[Source code of charts]
START

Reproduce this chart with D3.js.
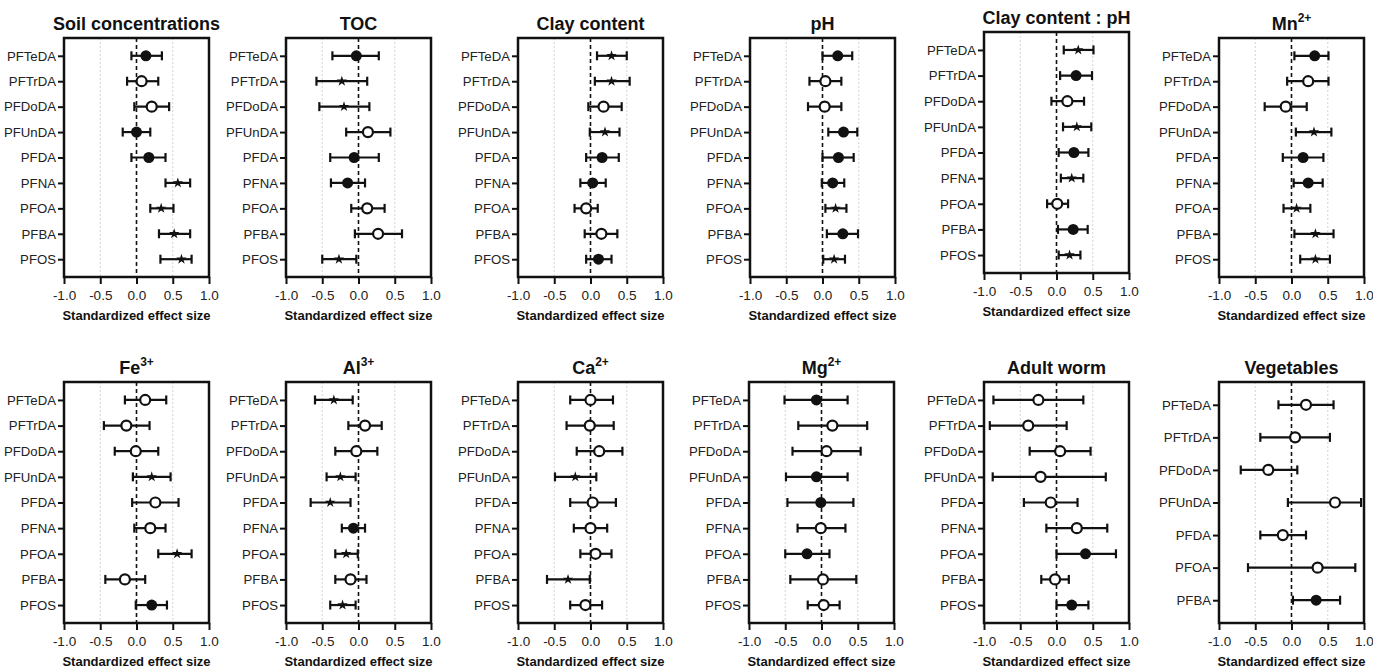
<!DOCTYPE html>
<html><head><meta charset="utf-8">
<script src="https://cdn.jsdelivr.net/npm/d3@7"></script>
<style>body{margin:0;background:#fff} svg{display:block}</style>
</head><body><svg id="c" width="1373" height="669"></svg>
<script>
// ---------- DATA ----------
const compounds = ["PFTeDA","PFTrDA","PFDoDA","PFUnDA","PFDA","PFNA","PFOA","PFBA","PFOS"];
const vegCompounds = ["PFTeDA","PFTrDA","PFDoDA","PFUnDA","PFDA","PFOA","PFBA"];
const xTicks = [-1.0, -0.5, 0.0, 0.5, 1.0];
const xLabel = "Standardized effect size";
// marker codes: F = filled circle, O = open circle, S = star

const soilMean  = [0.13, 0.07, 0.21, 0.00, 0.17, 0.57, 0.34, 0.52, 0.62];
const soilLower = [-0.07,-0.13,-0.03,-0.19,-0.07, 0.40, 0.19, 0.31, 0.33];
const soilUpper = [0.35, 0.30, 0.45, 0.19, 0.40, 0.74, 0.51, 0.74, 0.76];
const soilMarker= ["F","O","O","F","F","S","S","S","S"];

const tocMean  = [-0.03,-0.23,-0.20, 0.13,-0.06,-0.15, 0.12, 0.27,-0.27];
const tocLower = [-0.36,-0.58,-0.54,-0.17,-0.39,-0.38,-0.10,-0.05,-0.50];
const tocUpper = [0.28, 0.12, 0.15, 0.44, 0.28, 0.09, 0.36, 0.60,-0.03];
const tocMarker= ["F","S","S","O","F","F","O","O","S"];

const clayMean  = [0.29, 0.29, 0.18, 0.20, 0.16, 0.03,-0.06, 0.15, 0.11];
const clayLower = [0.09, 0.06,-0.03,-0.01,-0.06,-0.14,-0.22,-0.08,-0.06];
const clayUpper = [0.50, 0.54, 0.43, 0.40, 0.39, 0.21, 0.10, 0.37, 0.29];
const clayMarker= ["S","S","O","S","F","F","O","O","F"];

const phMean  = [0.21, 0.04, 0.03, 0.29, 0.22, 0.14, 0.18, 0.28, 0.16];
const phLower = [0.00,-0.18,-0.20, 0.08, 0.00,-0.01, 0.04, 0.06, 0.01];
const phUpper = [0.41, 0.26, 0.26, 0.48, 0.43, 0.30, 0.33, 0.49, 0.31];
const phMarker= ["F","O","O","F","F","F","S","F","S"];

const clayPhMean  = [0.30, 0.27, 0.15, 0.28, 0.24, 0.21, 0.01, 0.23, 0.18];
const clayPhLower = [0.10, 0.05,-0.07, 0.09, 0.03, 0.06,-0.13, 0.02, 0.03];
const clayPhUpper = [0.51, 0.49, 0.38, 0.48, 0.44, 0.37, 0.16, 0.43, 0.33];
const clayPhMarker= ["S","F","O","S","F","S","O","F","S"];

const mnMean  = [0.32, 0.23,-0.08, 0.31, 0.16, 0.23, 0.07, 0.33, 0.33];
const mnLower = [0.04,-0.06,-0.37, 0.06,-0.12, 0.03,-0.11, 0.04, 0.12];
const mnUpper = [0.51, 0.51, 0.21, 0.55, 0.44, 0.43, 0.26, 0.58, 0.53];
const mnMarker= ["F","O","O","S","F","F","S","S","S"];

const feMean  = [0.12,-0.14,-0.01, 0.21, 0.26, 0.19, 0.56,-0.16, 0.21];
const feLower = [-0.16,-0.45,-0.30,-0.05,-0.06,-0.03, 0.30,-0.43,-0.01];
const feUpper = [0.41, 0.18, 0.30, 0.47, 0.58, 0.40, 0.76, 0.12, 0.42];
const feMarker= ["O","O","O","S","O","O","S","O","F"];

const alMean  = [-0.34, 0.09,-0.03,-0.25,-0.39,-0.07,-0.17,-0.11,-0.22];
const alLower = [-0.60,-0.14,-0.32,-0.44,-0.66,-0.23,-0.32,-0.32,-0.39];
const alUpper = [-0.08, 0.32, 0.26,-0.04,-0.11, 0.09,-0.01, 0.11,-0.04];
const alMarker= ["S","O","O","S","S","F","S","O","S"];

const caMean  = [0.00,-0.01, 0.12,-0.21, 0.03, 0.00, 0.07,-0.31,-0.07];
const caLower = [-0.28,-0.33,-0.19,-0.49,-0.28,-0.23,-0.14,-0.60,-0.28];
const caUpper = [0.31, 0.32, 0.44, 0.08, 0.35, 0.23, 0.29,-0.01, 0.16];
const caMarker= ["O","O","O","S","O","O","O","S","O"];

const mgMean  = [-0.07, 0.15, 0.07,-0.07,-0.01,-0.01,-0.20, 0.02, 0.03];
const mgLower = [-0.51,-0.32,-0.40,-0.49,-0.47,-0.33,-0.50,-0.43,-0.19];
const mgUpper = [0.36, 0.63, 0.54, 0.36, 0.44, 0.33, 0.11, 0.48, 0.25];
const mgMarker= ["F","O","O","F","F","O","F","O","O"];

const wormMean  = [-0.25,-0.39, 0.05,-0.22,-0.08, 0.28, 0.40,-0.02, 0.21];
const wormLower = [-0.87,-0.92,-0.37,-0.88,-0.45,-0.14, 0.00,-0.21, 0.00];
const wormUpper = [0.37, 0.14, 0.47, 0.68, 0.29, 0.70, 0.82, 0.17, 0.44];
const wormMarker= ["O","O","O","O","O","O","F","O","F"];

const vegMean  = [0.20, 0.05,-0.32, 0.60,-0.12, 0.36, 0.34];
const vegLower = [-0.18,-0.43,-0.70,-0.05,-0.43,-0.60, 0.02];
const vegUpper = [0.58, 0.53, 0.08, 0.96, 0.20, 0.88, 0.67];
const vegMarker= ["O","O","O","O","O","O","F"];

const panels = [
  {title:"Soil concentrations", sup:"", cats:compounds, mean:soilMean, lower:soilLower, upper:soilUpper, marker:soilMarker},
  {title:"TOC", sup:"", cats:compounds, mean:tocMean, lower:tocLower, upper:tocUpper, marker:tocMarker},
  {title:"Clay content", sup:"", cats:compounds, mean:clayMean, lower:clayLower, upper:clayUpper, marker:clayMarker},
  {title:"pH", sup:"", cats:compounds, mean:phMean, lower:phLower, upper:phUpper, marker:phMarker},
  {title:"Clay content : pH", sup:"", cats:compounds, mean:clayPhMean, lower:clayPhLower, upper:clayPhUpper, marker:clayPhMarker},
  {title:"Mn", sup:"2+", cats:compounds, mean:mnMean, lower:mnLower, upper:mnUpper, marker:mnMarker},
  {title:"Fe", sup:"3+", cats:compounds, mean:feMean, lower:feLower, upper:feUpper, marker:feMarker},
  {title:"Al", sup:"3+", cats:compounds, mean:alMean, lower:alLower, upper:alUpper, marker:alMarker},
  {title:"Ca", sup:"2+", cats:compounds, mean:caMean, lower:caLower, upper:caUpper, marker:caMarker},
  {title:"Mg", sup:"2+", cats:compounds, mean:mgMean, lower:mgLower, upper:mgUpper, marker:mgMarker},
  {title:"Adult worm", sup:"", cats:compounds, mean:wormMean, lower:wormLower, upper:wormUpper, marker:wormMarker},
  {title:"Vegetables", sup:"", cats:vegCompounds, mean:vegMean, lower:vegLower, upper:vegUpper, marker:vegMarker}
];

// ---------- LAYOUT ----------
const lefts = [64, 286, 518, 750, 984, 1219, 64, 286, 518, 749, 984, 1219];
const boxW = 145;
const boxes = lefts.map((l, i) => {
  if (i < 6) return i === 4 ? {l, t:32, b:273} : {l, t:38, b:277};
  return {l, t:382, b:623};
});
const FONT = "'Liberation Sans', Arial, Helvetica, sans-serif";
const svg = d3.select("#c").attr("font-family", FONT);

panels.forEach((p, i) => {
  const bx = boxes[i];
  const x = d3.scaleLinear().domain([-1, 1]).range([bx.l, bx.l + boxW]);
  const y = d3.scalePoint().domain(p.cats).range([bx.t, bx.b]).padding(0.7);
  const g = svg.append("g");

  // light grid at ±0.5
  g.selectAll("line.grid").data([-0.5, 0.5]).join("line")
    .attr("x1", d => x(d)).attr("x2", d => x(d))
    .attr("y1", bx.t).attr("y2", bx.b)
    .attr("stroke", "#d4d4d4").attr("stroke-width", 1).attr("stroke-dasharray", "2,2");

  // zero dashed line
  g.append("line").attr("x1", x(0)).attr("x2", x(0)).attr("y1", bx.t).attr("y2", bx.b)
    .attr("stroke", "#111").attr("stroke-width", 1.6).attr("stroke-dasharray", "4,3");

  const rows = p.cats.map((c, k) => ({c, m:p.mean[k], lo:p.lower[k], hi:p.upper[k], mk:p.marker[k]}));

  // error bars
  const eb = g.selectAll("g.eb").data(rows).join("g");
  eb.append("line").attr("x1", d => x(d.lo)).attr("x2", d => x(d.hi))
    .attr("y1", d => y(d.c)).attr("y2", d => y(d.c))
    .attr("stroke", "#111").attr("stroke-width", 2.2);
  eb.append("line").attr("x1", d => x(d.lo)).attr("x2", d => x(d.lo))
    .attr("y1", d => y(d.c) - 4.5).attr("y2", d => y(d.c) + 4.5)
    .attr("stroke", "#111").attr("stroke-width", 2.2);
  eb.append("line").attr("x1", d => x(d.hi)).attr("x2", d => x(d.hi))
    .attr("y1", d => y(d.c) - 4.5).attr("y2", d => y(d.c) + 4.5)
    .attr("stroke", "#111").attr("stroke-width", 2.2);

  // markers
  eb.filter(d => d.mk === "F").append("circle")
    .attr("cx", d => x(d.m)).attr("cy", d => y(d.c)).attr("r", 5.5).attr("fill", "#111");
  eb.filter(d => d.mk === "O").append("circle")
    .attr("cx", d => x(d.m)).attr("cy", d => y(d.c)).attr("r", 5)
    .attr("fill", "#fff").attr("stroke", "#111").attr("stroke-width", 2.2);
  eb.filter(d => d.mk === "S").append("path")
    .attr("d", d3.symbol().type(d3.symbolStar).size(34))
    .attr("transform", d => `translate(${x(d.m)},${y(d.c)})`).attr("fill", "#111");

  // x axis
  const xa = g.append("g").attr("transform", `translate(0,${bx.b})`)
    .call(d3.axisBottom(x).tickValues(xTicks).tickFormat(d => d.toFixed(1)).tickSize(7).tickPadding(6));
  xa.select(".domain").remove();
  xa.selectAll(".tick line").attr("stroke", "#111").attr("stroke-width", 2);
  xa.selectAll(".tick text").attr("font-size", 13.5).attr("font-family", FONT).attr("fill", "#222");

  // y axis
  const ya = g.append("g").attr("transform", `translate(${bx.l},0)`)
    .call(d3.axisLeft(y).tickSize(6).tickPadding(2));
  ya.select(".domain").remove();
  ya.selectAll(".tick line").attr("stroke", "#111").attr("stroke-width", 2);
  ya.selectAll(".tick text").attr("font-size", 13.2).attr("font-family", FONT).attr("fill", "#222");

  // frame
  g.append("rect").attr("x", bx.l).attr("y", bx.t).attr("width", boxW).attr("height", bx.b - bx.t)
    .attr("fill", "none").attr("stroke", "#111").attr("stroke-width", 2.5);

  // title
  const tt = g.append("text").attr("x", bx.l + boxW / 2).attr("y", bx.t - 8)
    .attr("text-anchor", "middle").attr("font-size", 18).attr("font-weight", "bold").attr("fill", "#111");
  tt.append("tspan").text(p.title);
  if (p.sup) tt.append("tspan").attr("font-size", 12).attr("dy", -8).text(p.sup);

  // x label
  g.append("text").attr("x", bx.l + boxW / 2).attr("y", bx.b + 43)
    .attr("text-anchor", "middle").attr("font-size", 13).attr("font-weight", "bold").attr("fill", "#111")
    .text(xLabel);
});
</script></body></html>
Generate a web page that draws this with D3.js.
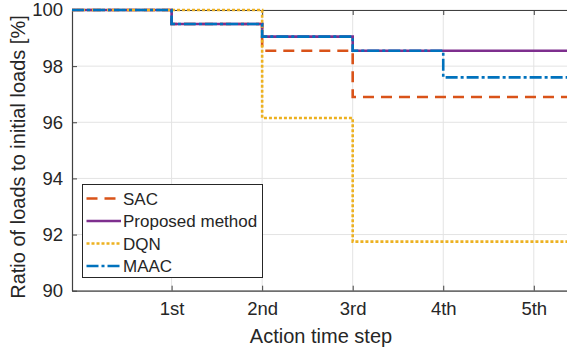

END

EXERCISE DETAILS:
Track down the lines that include the word "this" and copy them.

IN RESPONSE:
Reproduce this chart with D3.js.
Generate a web page that draws this with D3.js.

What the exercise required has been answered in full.